-- TASK STATEMENT --
Copy the data precisely, character for character, and leave out every picture.

___

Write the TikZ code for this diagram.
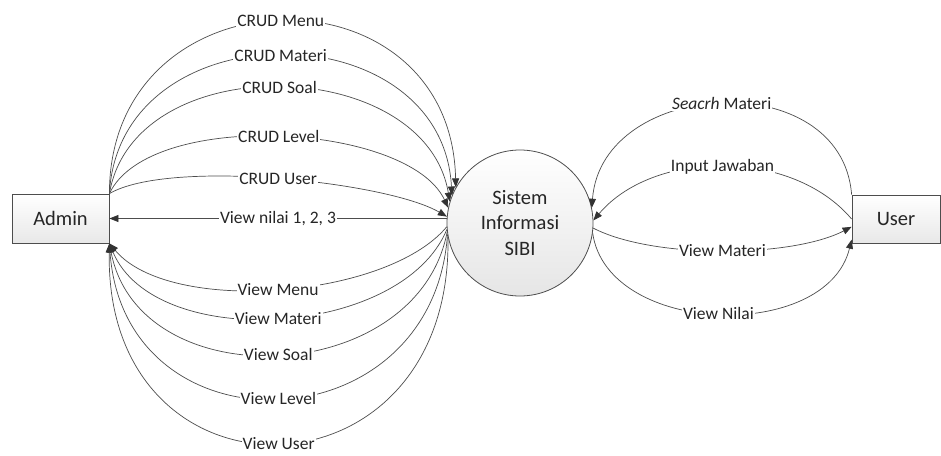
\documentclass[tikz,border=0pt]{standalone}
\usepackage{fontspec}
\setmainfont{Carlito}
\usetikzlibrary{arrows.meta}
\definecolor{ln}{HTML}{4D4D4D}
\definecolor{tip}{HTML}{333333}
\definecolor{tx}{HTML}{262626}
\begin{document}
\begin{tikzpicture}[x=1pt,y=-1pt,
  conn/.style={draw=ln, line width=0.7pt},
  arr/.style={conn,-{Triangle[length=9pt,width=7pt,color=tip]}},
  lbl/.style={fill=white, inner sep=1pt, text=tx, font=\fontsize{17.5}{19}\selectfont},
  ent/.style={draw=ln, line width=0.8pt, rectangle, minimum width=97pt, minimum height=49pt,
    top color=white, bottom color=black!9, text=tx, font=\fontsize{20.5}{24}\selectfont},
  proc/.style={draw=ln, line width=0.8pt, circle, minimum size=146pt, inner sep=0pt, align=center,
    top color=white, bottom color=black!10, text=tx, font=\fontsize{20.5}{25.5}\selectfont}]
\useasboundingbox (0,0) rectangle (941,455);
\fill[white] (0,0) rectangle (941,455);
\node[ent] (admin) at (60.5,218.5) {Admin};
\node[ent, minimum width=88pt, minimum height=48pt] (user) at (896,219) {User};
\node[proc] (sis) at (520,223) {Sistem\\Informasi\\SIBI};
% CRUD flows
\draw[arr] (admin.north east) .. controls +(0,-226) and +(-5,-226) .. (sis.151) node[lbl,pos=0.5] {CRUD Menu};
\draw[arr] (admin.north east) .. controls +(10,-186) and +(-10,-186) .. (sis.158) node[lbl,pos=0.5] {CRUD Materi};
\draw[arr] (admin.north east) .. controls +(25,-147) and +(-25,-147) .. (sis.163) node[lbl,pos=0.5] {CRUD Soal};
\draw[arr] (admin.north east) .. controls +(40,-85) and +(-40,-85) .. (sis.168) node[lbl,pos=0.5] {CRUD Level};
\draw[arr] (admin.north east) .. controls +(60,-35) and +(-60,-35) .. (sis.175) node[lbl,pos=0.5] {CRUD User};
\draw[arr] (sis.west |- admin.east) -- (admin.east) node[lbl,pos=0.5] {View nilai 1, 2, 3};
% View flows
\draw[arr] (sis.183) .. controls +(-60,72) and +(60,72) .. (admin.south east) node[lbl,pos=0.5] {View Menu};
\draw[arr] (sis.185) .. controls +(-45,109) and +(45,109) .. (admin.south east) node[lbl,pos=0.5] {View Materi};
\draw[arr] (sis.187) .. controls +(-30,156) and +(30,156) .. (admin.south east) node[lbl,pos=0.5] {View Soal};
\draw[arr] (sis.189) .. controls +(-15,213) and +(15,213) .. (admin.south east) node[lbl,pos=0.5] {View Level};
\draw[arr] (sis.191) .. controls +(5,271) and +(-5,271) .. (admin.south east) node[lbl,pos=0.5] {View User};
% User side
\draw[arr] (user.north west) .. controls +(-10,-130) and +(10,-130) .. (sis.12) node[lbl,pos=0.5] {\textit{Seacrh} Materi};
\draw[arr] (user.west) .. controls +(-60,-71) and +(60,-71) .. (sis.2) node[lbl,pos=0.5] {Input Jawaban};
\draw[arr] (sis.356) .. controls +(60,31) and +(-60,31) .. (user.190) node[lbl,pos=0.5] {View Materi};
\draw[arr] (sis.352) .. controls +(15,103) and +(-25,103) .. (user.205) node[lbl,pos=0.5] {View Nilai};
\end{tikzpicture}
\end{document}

___

-- TASK RESPONSE --
Write the TikZ code for this diagram.
\documentclass[tikz,border=0pt]{standalone}
\usepackage{fontspec}
\setmainfont{Carlito}
\usetikzlibrary{arrows.meta}
\definecolor{ln}{HTML}{4D4D4D}
\definecolor{tip}{HTML}{333333}
\definecolor{tx}{HTML}{262626}
\begin{document}
\begin{tikzpicture}[x=1pt,y=-1pt,
  conn/.style={draw=ln, line width=0.7pt},
  arr/.style={conn,-{Triangle[length=9pt,width=7pt,color=tip]}},
  lbl/.style={fill=white, inner sep=1pt, text=tx, font=\fontsize{17.5}{19}\selectfont},
  ent/.style={draw=ln, line width=0.8pt, rectangle, minimum width=97pt, minimum height=49pt,
    top color=white, bottom color=black!9, text=tx, font=\fontsize{20.5}{24}\selectfont},
  proc/.style={draw=ln, line width=0.8pt, circle, minimum size=146pt, inner sep=0pt, align=center,
    top color=white, bottom color=black!10, text=tx, font=\fontsize{20.5}{25.5}\selectfont}]
\useasboundingbox (0,0) rectangle (941,455);
\fill[white] (0,0) rectangle (941,455);
\node[ent] (admin) at (60.5,218.5) {Admin};
\node[ent, minimum width=88pt, minimum height=48pt] (user) at (896,219) {User};
\node[proc] (sis) at (520,223) {Sistem\\Informasi\\SIBI};
% CRUD flows
\draw[arr] (admin.north east) .. controls +(0,-226) and +(-5,-226) .. (sis.151) node[lbl,pos=0.5] {CRUD Menu};
\draw[arr] (admin.north east) .. controls +(10,-186) and +(-10,-186) .. (sis.158) node[lbl,pos=0.5] {CRUD Materi};
\draw[arr] (admin.north east) .. controls +(25,-147) and +(-25,-147) .. (sis.163) node[lbl,pos=0.5] {CRUD Soal};
\draw[arr] (admin.north east) .. controls +(40,-85) and +(-40,-85) .. (sis.168) node[lbl,pos=0.5] {CRUD Level};
\draw[arr] (admin.north east) .. controls +(60,-35) and +(-60,-35) .. (sis.175) node[lbl,pos=0.5] {CRUD User};
\draw[arr] (sis.west |- admin.east) -- (admin.east) node[lbl,pos=0.5] {View nilai 1, 2, 3};
% View flows
\draw[arr] (sis.183) .. controls +(-60,72) and +(60,72) .. (admin.south east) node[lbl,pos=0.5] {View Menu};
\draw[arr] (sis.185) .. controls +(-45,109) and +(45,109) .. (admin.south east) node[lbl,pos=0.5] {View Materi};
\draw[arr] (sis.187) .. controls +(-30,156) and +(30,156) .. (admin.south east) node[lbl,pos=0.5] {View Soal};
\draw[arr] (sis.189) .. controls +(-15,213) and +(15,213) .. (admin.south east) node[lbl,pos=0.5] {View Level};
\draw[arr] (sis.191) .. controls +(5,271) and +(-5,271) .. (admin.south east) node[lbl,pos=0.5] {View User};
% User side
\draw[arr] (user.north west) .. controls +(-10,-130) and +(10,-130) .. (sis.12) node[lbl,pos=0.5] {\textit{Seacrh} Materi};
\draw[arr] (user.west) .. controls +(-60,-71) and +(60,-71) .. (sis.2) node[lbl,pos=0.5] {Input Jawaban};
\draw[arr] (sis.356) .. controls +(60,31) and +(-60,31) .. (user.190) node[lbl,pos=0.5] {View Materi};
\draw[arr] (sis.352) .. controls +(15,103) and +(-25,103) .. (user.205) node[lbl,pos=0.5] {View Nilai};
\end{tikzpicture}
\end{document}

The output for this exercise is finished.